Two years ago, Bold Chieftain beat Celtic Dreamin and Seminole Native in an entertaining renewal of the Classic. Last year, Bold Chieftain popped up in the Cal Cup Mile and nearly pulled it off, dropping a one-length decision to Swift Winds. On Saturday, Bold Chieftain will be back on the main track in an attempt to become the first two-time winner of the Cal Cup Classic.

He'll need to be on his game to get by 3-year-old Grazen, and the classy filly Lethal Heat should have something to say as well. Strange things can happen, however, in a Cal Cup Classic - like Charmonnier shocking the 3-year-old Best Pal at 28-1, and College Town winning with Laffit Pincay at 33-1- so why not take a look at the 4-year-old Cape Town colt Blackbriar, who will carry the colors of breeder Damon Stathatos and the hopes of trainer Matt Chew.

If Blackbriar was worried about facing Grazen and Bold Chieftain, he was hiding it well late Thursday morning. Lying in his stall, feet to the back wall, a visitor could almost hear him snore.

"You can see he's a real nervous horse," said Chew, and at the sound of his voice, Blackbriar raised his head and sleepily eyed his trainer with a "Who, me?" look.

"He's a big, pretty guy, about 1,160 pounds," Chew went on. "We've got a scale right here at the barn. In fact, they brought Mine That Bird over yesterday and weighed him."


"He was 997," Chew reported.

Rubbing shoulders with the Derby winner can't hurt, and a Classic upset by Blackbriar certainly would not rank with Mine That Bird's shocker in Louisville last May. Still, Chew's big colt will need to find a few lengths if he is going to be competitive with the Bold Chieftain and Grazen.

Chew is the man who helped wrangle Seabiscuit's doubles for the filming of the Oscar-nominated "Seabiscuit" several years ago.

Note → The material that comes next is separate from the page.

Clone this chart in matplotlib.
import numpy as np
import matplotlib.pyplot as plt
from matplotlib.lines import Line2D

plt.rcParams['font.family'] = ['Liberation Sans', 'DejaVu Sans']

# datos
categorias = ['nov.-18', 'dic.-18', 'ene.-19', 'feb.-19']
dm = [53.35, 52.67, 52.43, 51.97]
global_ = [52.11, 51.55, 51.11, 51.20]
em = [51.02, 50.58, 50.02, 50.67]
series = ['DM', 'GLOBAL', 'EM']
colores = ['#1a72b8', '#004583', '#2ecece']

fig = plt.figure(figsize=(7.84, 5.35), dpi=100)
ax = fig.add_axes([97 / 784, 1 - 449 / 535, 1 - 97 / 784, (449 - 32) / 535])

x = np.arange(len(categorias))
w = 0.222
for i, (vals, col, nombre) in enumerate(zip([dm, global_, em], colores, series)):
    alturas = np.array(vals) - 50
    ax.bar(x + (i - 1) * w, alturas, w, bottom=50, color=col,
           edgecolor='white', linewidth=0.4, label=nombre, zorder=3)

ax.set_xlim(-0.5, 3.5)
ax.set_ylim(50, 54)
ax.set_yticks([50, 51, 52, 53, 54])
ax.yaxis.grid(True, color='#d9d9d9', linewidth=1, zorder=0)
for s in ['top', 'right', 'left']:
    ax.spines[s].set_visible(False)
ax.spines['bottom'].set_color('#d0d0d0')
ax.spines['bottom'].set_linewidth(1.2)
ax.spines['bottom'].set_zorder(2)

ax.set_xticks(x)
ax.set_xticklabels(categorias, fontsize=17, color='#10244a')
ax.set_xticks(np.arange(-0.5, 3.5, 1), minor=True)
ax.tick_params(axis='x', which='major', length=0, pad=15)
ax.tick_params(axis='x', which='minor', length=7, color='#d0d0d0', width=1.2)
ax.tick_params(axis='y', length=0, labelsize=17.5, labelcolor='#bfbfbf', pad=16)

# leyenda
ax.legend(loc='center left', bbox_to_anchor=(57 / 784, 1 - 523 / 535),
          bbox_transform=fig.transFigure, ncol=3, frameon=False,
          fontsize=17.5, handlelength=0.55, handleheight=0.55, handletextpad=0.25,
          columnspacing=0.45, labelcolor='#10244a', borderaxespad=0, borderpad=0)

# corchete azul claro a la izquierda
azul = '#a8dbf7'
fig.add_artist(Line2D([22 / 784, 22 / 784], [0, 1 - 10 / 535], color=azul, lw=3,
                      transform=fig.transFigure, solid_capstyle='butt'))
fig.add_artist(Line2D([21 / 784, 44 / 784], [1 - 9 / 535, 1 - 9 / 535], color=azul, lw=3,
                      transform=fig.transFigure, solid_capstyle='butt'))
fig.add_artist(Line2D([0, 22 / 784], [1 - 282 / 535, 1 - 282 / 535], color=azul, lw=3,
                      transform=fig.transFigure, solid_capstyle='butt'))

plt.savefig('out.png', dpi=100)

Since then, he has parlayed the film industry connection into a side business that can provide TV or movie production companies with a ready-made cast of horses, riders, and race choreography when a script wanders into the racing world.

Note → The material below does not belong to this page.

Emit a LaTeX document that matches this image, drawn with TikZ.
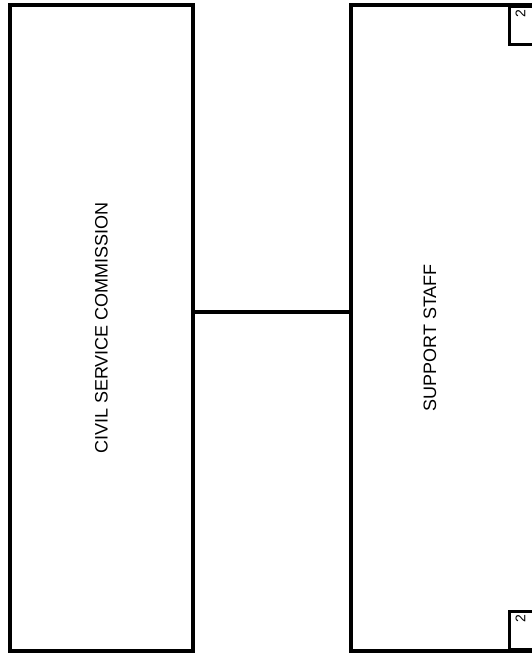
\documentclass[tikz,border=0pt]{standalone}
\usepackage{fontspec}
\setmainfont{Liberation Sans}
\usetikzlibrary{positioning, calc}

\tikzset{
  orgbox/.style={draw, line width=3.2pt, rotate=90, inner sep=0pt,
    font=\fontsize{18}{20}\selectfont},
  tabbox/.style={draw, line width=3.2pt, anchor=north west, inner sep=0pt,
    minimum width=30pt, minimum height=38pt},
  tabnum/.style={rotate=90, anchor=east, inner sep=0pt,
    font=\fontsize{14}{15}\selectfont},
  link/.style={line width=3.2pt}
}

\begin{document}
\begin{tikzpicture}[x=1pt, y=1pt]
  \useasboundingbox (0,0) rectangle (532,656);
  % Commission box
  \node[orgbox, minimum width=646pt, minimum height=183pt] (csc) at (101.5,328)
    {CIVIL SERVICE COMMISSION};
  % Staff box, running off the right edge
  \node[orgbox, minimum width=646pt, minimum height=186pt] (staff) at (444,328) {};
  \node[rotate=90, font=\fontsize{18}{20}\selectfont] (stafftext) at (430,318)
    {SUPPORT STAFF};
  % page tabs
  \node[tabbox] (tabtop) at (508,651) {};
  \node[tabnum] (numtop) at ($(tabtop.north)+(-4pt,-5pt)$) {2};
  \node[tabbox, anchor=south west] (tabbot) at (508,5) {};
  \node[tabnum] (numbot) at ($(tabbot.north)+(-4pt,-5pt)$) {2};
  % connector
  \coordinate (linky) at (0,344);
  \draw[link] (csc.south |- linky) -- (staff.north |- linky);
\end{tikzpicture}
\end{document}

"We've done a little work for 'Jockeys,' and scenes for an episode of 'CSI: Miami,' " Chew said, displaying a laptop photo of him alongside David Caruso. "The most recent was staging a race for the skateboarder Rob Dyrdek, for his MTV show. He won the race - we gave him a pretty fast horse to ride - and he said it was the first time he'd ever been scared."

Blackbriar yawned. Apparently, he'd heard his trainer drop names before. In nine starts for Chew, the colt has won a maiden race and finished second three times.

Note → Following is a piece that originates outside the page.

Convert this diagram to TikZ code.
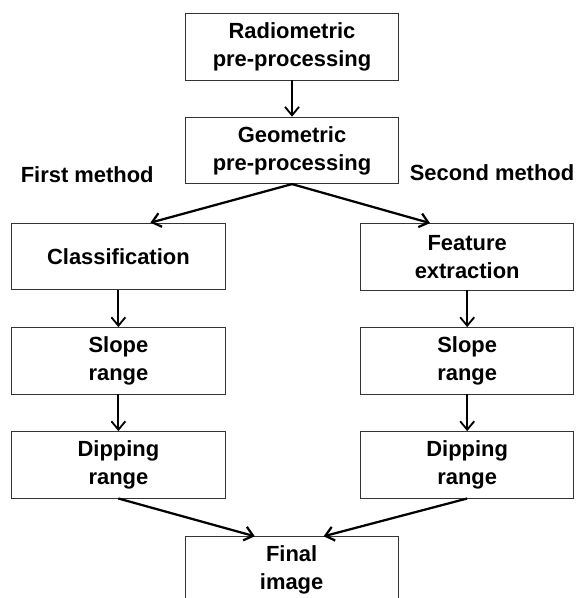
\documentclass[tikz,border=0pt]{standalone}
\usepackage{fontspec}
\setmainfont{Liberation Sans}
\usetikzlibrary{arrows.meta,calc}

\begin{document}
\begin{tikzpicture}[
  box/.style={draw=black!80, line width=0.7pt, minimum width=5.33cm, minimum height=1.66cm,
              align=center, font=\fontsize{15.6}{19.9}\selectfont\bfseries},
  arr/.style={-{Straight Barb[length=6pt, width=10pt]}, line width=1.3pt},
  slant/.style={arr, line width=1.6pt},
  lbl/.style={font=\fontsize{15.6}{19.9}\selectfont\bfseries},
]
\useasboundingbox (0,0) rectangle (14.7,14.95);
% --- Common pre-processing ---
\node[box] (radio) at (7.3,13.78) {Radiometric\\pre-processing};
\node[box] (geom) at (7.3,11.19) {Geometric\\pre-processing};

\node[lbl] (first) at (2.18,10.58) {First method};
\node[lbl] (second) at (12.3,10.63) {Second method};

% --- Left column: first method ---
\node[box] (class) at (2.96,8.54) {Classification};
\node[box] (lslope) at (2.96,5.93) {Slope\\range};
\node[box] (ldip) at (2.96,3.33) {Dipping\\range};

% --- Right column: second method ---
\node[box] (feat) at (11.68,8.53) {Feature\\extraction};
\node[box] (rslope) at (11.68,5.93) {Slope\\range};
\node[box] (rdip) at (11.68,3.33) {Dipping\\range};

% --- Result ---
\node[box] (final) at (7.29,0.7) {Final\\image};

\draw[arr] (radio) -- (geom);
\draw[slant] (geom.south) -- ($(class.north)+(0.8,0)$);
\draw[slant] (geom.south) -- ($(feat.north)+(-0.93,0)$);
\draw[arr] (class) -- (lslope);
\draw[arr] (lslope) -- (ldip);
\draw[arr] (feat) -- (rslope);
\draw[arr] (rslope) -- (rdip);
\draw[slant] (ldip.south) -- ($(final.north)+(-0.92,0)$);
\draw[slant] (rdip.south) -- ($(final.north)+(0.8,0)$);
\end{tikzpicture}
\end{document}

"I was afraid he was getting a little comfortable finishing second there for a while," Chew said. "But I always thought he'd be a late-developer. He wants a mile and a mile and a quarter even more than a mile and one-eighth. And on this track, a mile and an eighth might be like a mile and a quarter."

Chew and his owner picked up on a trend leading up to the opening of the current meet that told them horses were finding the renovated Pro-Ride surface more tiring than normal as workouts lengthened. Whether or not similar conditions will continue through the first days of the meet is the puzzle.

"It's kind of a moving target," Chew said. "But there are horses who just don't seem to handle the surface as well as others. Blackbriar loves it. But he'll have to. Going in, Grazen and Bold Chieftain are head and shoulders above him. But even if he splits the field, he'll be third. There's nothing wrong with that."